Before I completely debunk this, I have to ask why this theory even exists. Part of it is because the Mad Max films have profoundly loose continuity, and this bothers people. The world of Mad Max is very,very different from the world of The Road Warrior, and fans have been scrambling for decades to fill in the gaps between the films. It gets even worse with Fury Road, which seems to take place decades after the apocalypse, even though Mad Max is set in a dystopian world hurtling towards the apocalypse. How could Max be so young in Fury Road?

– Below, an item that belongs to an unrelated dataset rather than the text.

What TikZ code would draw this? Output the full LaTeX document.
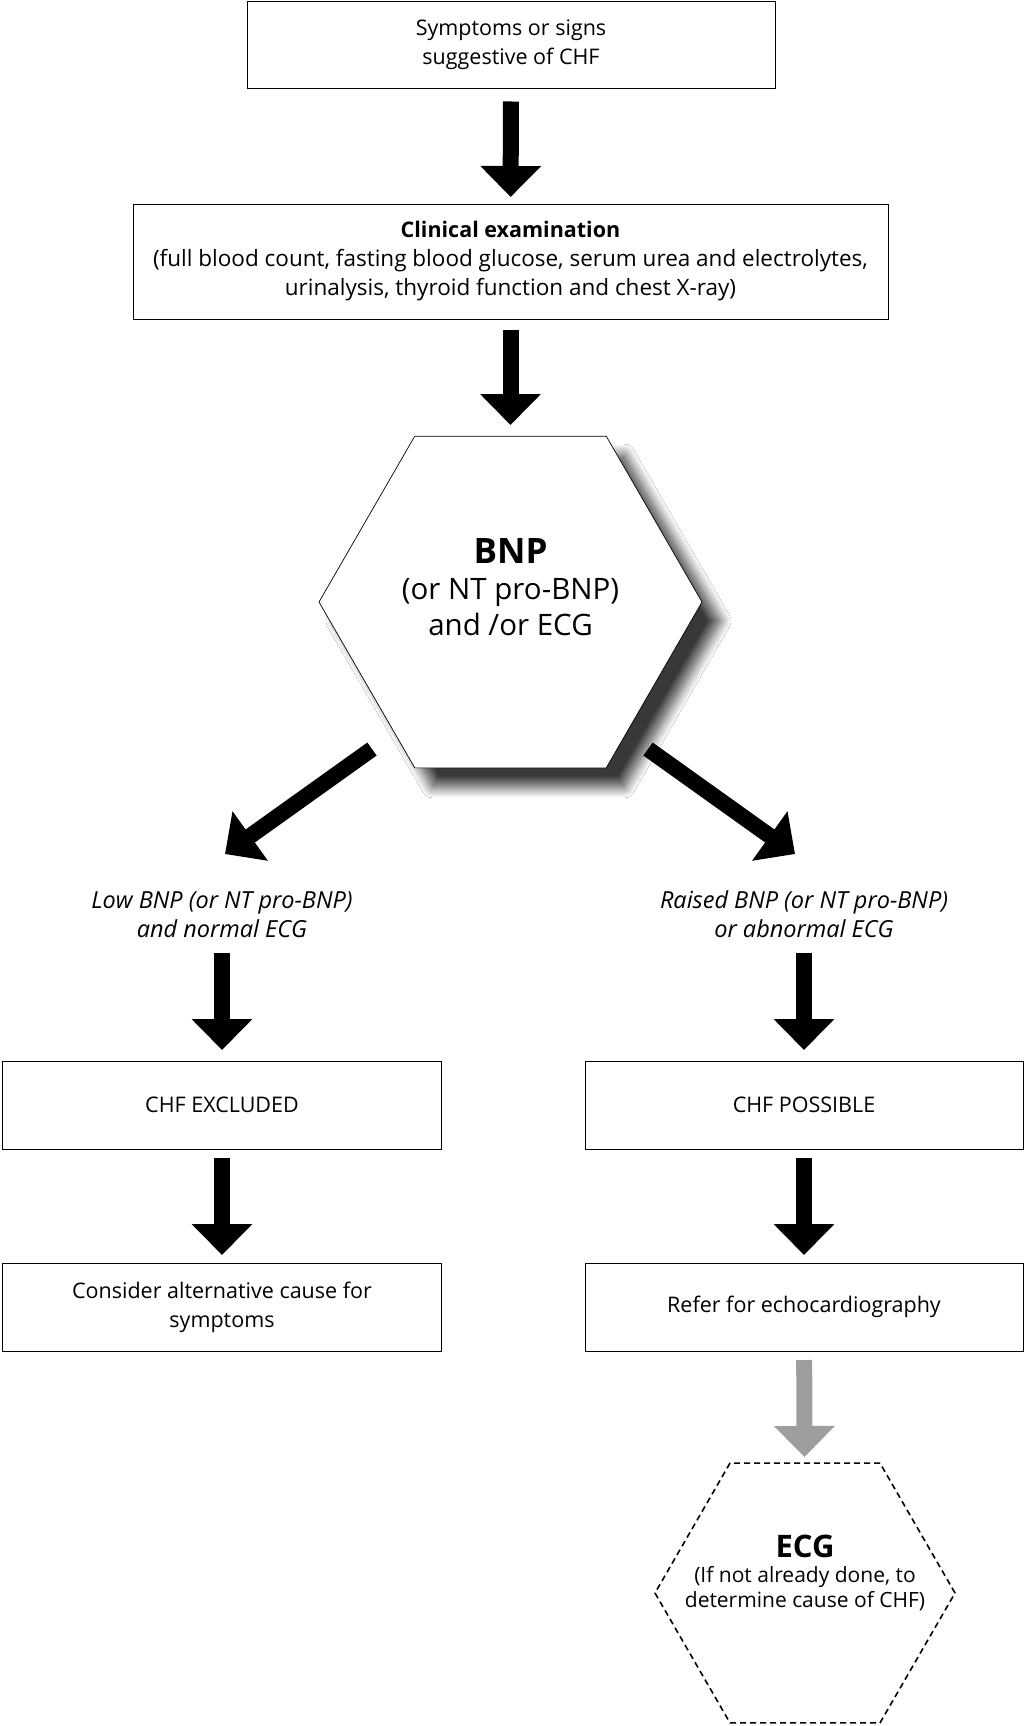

Well, because continuity isn't the issue, much as with the Bond films. George Miller fills Fury Road with callbacks but not real easter eggs - the music box mechanism in Fury Road plays a different song than the one in The Road Warrior. They're echoing elements, not actual things that reoccur over the course of the narrative. The narrative is loose, mythical in nature.
This drives fanboys wild. They need to be able to connect every dot, to know how everything works, to open the unicorn up and look at every one of its entrails and kill the magic. They don't approach movies as art but as puzzles, and not just puzzles to be solved but puzzles to be bested. It's an attempt to prove superiority over the movie, to mount it and conquer it, to dominate it in a way they cannot dominate much else in real life. There's a refusal to submit to the world of the film, and a desire to outsmart it at every turn. They hate ambiguity - it needs to mathematically check out, because emotions are beneath them.
Okay, now that I have vented this, how do I know Max isn't The Feral Kid in Fury Road? Even if we ignore the ending of The Road Warrior, where The Feral Kid tells us what happens to him and his people, take a look at this still:
That's from the beginning of The Road Warrior. That's pretty iconic Max for me.
Now look at this still from Mad Max: Fury Road:
Note that Max has the same leg brace. At the end of Mad Max he is shot in the leg and constructs that leg brace to help himself walk; he wears it in every film after. Including this one. It's part of the iconic look of Mad Max, as much as the V8 Interceptor and the leather jacket. It's Bond's tux and Walther PPK.
If you're going to keep being the kind of jackass who needs to outsmart the film, for whatever reason, you'll say that the Feral Kid just replicated Max's look, down to the leg brace. I'd say you're an idiot. That's my fan theory.